Although the Portuguese authorities in Goa were willing to let the ships dock, they were suspicious about their motives. The Goan government acquiesced to the request by the British government to allow all British Indian subjects aboard the ships to disembark, so that they could be repatriated. However, “it expressed its unhappiness over the willingness of the seamen of different nationalities to disembark on the land,” the historian PP Shirodkar writes, in his book Blazing Midnight, “and hence sought authority and instructions in this regard.”
The captains of the three German ships were more concerned with keeping their crews fed, as no one knew how long their confinement at Mormugao would last. They wrote a letter to the Swiss consulate in Bombay, asking them to either intervene or ask the German government to do so.

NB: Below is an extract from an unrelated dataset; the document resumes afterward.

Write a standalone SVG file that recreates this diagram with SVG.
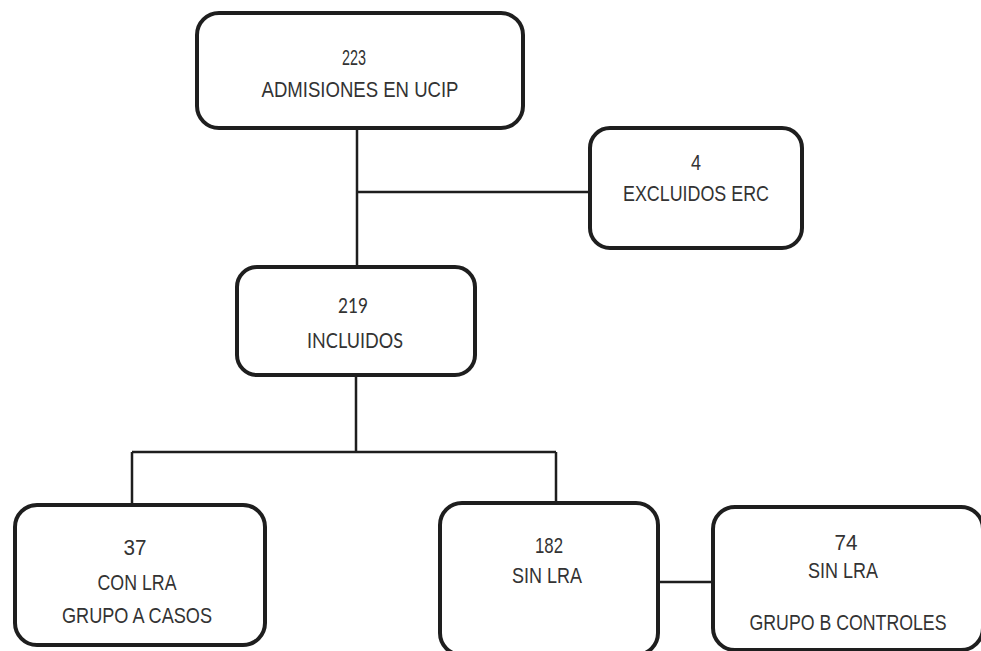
<svg xmlns="http://www.w3.org/2000/svg" width="981" height="651" viewBox="0 0 981 651">
<style>
.box{fill:#fff;stroke:#1e1e1e;stroke-width:4}
.t{font-family:"Liberation Sans",Arial,sans-serif;font-size:22px;fill:#333;text-anchor:middle}
.c{font-family:Lato,"Open Sans",sans-serif;font-size:22px;fill:#333;text-anchor:middle}
.ln{stroke:#1e1e1e;stroke-width:2.5;fill:none}
</style>
<rect width="981" height="651" fill="#fff"/>
<g id="connectors">
<path class="ln" d="M357 128V267M357 192H590M356 375V452M132 452H556M132 452V505M556 452V503M658 582H713"/>
</g>
<g id="n223">
<rect class="box" x="197" y="13" width="326" height="115" rx="22"/>
<text class="t" x="354" y="65" textLength="24" lengthAdjust="spacingAndGlyphs">223</text>
<text class="t" x="360" y="97" textLength="197" lengthAdjust="spacingAndGlyphs">ADMISIONES  EN UCIP</text>
</g>
<g id="n4">
<rect class="box" x="590" y="128" width="212" height="120" rx="20"/>
<text class="t" x="696" y="170" textLength="10" lengthAdjust="spacingAndGlyphs">4</text>
<text class="t" x="696" y="201" textLength="146" lengthAdjust="spacingAndGlyphs">EXCLUIDOS ERC</text>
</g>
<g id="n219">
<rect class="box" x="237" y="267" width="238" height="108" rx="20"/>
<text class="c" x="353" y="313" textLength="30" lengthAdjust="spacingAndGlyphs">219</text>
<text class="c" x="355" y="348" textLength="96" lengthAdjust="spacingAndGlyphs">INCLUIDOS</text>
</g>
<g id="n37">
<rect class="box" x="15" y="505" width="250" height="140" rx="22"/>
<text class="t" x="135" y="555" textLength="23" lengthAdjust="spacingAndGlyphs">37</text>
<text class="t" x="137" y="590" textLength="79" lengthAdjust="spacingAndGlyphs">CON LRA</text>
<text class="t" x="137" y="623" textLength="150" lengthAdjust="spacingAndGlyphs">GRUPO  A CASOS</text>
</g>
<g id="n182">
<rect class="box" x="440" y="503" width="218" height="152" rx="22"/>
<text class="t" x="549" y="553" textLength="28" lengthAdjust="spacingAndGlyphs">182</text>
<text class="t" x="547" y="583" textLength="70" lengthAdjust="spacingAndGlyphs">SIN LRA</text>
</g>
<g id="n74">
<rect class="box" x="713" y="507" width="270" height="143" rx="22"/>
<text class="t" x="846" y="550" textLength="23" lengthAdjust="spacingAndGlyphs">74</text>
<text class="t" x="843" y="578" textLength="70" lengthAdjust="spacingAndGlyphs">SIN LRA</text>
<text class="t" x="848" y="630" textLength="197" lengthAdjust="spacingAndGlyphs">GRUPO  B CONTROLES</text>
</g>
</svg>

The Portuguese government forwarded the letter to its consul-general at Bombay, but the British government did not allow it to be passed on to the Swiss consulate. As a result, the captains had no funds to pay their crews, barring an advance of Rs 30,000 from Elesbao Pereira and Sons, the Hansa line’s local agents. On 26 November 1940, the captains wrote to the governor general of Goa about their financial difficulties in the absence of functioning communications, and sought permission to sell at least the perishable cargo on the ships. Unless some immediate steps were taken to secure funds for their maintenance, they wrote, “we shall be on the verge of starvation in a Neutral Country.”